"Canada is back" is the buzzphrase coming out of the United Nations' Paris climate change summit, which coincided with the UN's Dec. 9 International Anti-Corruption Day.
Nearly 400 Canadian delegates attended COP 21. But where was Canada Nov. 2 to 6 when the UN held the Conference of the States Parties to the United Nations Convention against Corruption in St. Petersburg, Russia?
The Vienna-headquartered UN Convention against Corruption said via email that the list of participants would be published "in due course." A request to Global Affairs Canada for the list of Canada's representatives and an interview with the head of Canada's delegation came back with a surprising response.
"Government of Canada delegates did not attend this meeting hosted by, and held in, Russia," said spokesperson Tania Assaly via email. "Neither the formal report of the meeting nor the resolutions adopted in St Petersburg have been published. Canada will consider the outcomes when they are available."
Assaly did not explain why Canadian delegates did not attend.
The previous UN conference, held in Panama City in 2013, included five Canadian government delegates led by David Pimm, a senior policy research analyst with the International Crime and Terrorism Division of Trade and Development Canada.
Russia hosted this year's conference while battling allegations related to international soccer and track and field corruption. In October, former UN general assembly president John Ashe of Antigua and Barbuda was charged with taking bribes from Macau real estate developer Ng Lap Seng.

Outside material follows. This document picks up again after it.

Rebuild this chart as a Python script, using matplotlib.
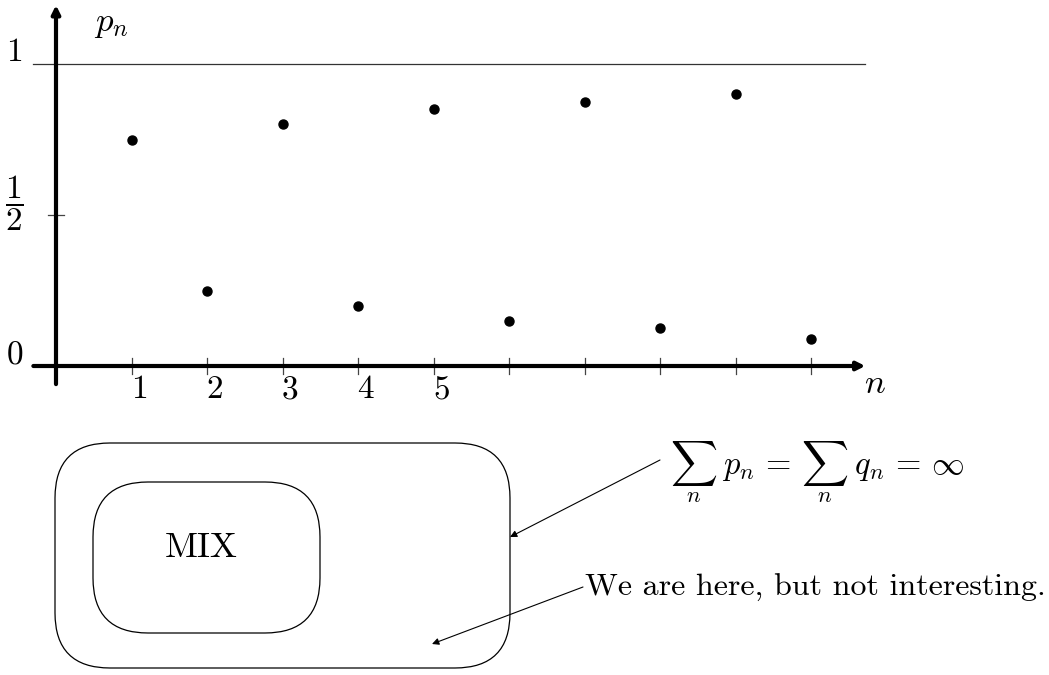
import matplotlib
matplotlib.use("Agg")
import matplotlib.pyplot as plt
from matplotlib.patches import FancyBboxPatch

plt.rcParams['mathtext.fontset'] = 'cm'
plt.rcParams['axes.unicode_minus'] = False

# data
n_odd = [1, 3, 5, 7, 9]
p_odd = [0.75, 0.80, 0.85, 0.875, 0.90]
n_even = [2, 4, 6, 8, 10]
p_even = [0.25, 0.20, 0.15, 0.125, 0.09]
x_ticks = [1, 2, 3, 4, 5, 6, 7, 8, 9, 10]
x_ticklabels = ['1', '2', '3', '4', '5', '', '', '', '', '']
y_ticks = [0, 0.5, 1]
y_ticklabels = ['$0$', r'$\dfrac{1}{2}$', '$1$']

W, H = 1049, 675
fig = plt.figure(figsize=(W / 100, H / 100), dpi=100)

# plot axes: 75.5 px per n, 302 px per unit of p, origin at px (56, 366)
ax = fig.add_axes([0, 0, 1, 1])
ax.set_xlim(-56 / 75.5, (W - 56) / 75.5)
ax.set_ylim((366 - H) / 302, 366 / 302)
ax.axis('off')

xmax = 10.72
ymax = 1.195
# horizontal line at p = 1
ax.plot([-0.3, xmax], [1, 1], color='#333333', lw=0.9)
# axes with arrows
ax.annotate('', xy=(xmax, 0), xytext=(-0.3, 0),
            arrowprops=dict(arrowstyle='-|>', lw=3, color='black',
                            mutation_scale=12, shrinkA=0, shrinkB=0))
ax.annotate('', xy=(0, ymax), xytext=(0, -0.06),
            arrowprops=dict(arrowstyle='-|>', lw=3, color='black',
                            mutation_scale=12, shrinkA=0, shrinkB=0))

# ticks
for t, lab in zip(x_ticks, x_ticklabels):
    ax.plot([t, t], [-0.027, 0.027], color='#444444', lw=0.9)
    if lab:
        ax.text(t + 0.1, -0.075, '$' + lab + '$', fontsize=24,
                ha='center', va='center')
ax.plot([-0.1, 0.1], [0.5, 0.5], color='#444444', lw=0.9)
for v, lab in zip(y_ticks, y_ticklabels):
    ax.text(-0.55, v + 0.04, lab, fontsize=24, ha='center', va='center')

ax.text(xmax + 0.13, -0.055, '$n$', fontsize=25, ha='center', va='center')
ax.text(0.73, 1.135, '$p_n$', fontsize=25, ha='center', va='center')

# points
ax.plot(n_odd, p_odd, 'o', color='black', ms=6.5)
ax.plot(n_even, p_even, 'o', color='black', ms=6.5)

# diagram below, in pixel coords
dx = fig.add_axes([0, 0, 1, 1])
dx.set_xlim(0, W)
dx.set_ylim(H, 0)
dx.axis('off')
dx.patch.set_alpha(0)

r = 55
outer = FancyBboxPatch((55 + r, 443 + r), 455 - 2 * r, 225 - 2 * r,
                       boxstyle='round,pad=%d,rounding_size=%d' % (r, r),
                       fc='none', ec='black', lw=0.9)
inner = FancyBboxPatch((93 + r, 482 + r), 227 - 2 * r, 151 - 2 * r,
                       boxstyle='round,pad=%d,rounding_size=%d' % (r, r),
                       fc='none', ec='black', lw=0.9)
dx.add_patch(outer)
dx.add_patch(inner)
dx.text(201, 548, 'MIX', family='cmr10', fontsize=26, ha='center', va='center')

dx.annotate('', xy=(510, 537), xytext=(660, 460),
            arrowprops=dict(arrowstyle='-|>', lw=0.8, color='black',
                            mutation_scale=10, shrinkA=0, shrinkB=0))
dx.annotate('', xy=(432, 644), xytext=(583, 587),
            arrowprops=dict(arrowstyle='-|>', lw=0.8, color='black',
                            mutation_scale=10, shrinkA=0, shrinkB=0))
dx.text(670, 472, r'$\sum_n\ p_n\,=\,\sum_n\ q_n\,=\,\infty$', fontsize=23.5,
        ha='left', va='center')
dx.text(585, 588, 'We are here, but not interesting.', family='cmr10',
        fontsize=23, ha='left', va='center')

fig.savefig('out.png', dpi=100)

Group warns of climate 'corruption'
The St. Petersburg conference coincided with the swearing-in of the new Liberal government under Prime Minister Justin Trudeau, but that should not have been a barrier to Canada sending a delegate. The Caretaker Convention, which spells out how government must continue operating during an election, says "the government acts with restraint… confining itself to necessary public business (either routine or urgent)."
The Global Affairs Canada website says fighting corruption is a priority. "Canada strongly supports international efforts to combat corruption, regarding it as a good governance issue, a crime problem, and a drag on economic, social and political development."
Did the Conservative government plan, before it was defeated in the Oct. 19 election, to send anyone to St. Petersburg? Brad Vis, an aide to ex-International Trade minister Ed Fast, referred questions to International Trade critic Tony Clement, who did not respond.
Under the Conservatives, Canada ratified the UN convention against corruption in 2007. During the federal election, however, senator Mike Duffy and former Harper aide Bruce Carson were both on trial on corruption-related charges. Duffy's breach of trust and fraud and bribery trial continues, but Carson was acquitted of influence peddling in November.
One of the non-governmental organizations that tabled a statement for the St. Petersburg conference was the UNCAC Coalition, which warned that "corruption pitfalls" threatened any progress for a climate change treaty.
The coalition's statement said corruption of local officials can lead to loss of life from shoddy buildings and highways; carbon emissions trading is at risk of fraud; and corruption in natural resource management puts food security and endangered species in jeopardy.
"Finally," the UNCAC statement concluded, "in an era of climate change, with the international community on the cusp of a global commitment to limit global temperature increase, significant public monies will be put towards limiting greenhouse gases and carbon emissions. When economies are drained by bribery and embezzlement, our ability to safely and effectively address climate change is severely compromised."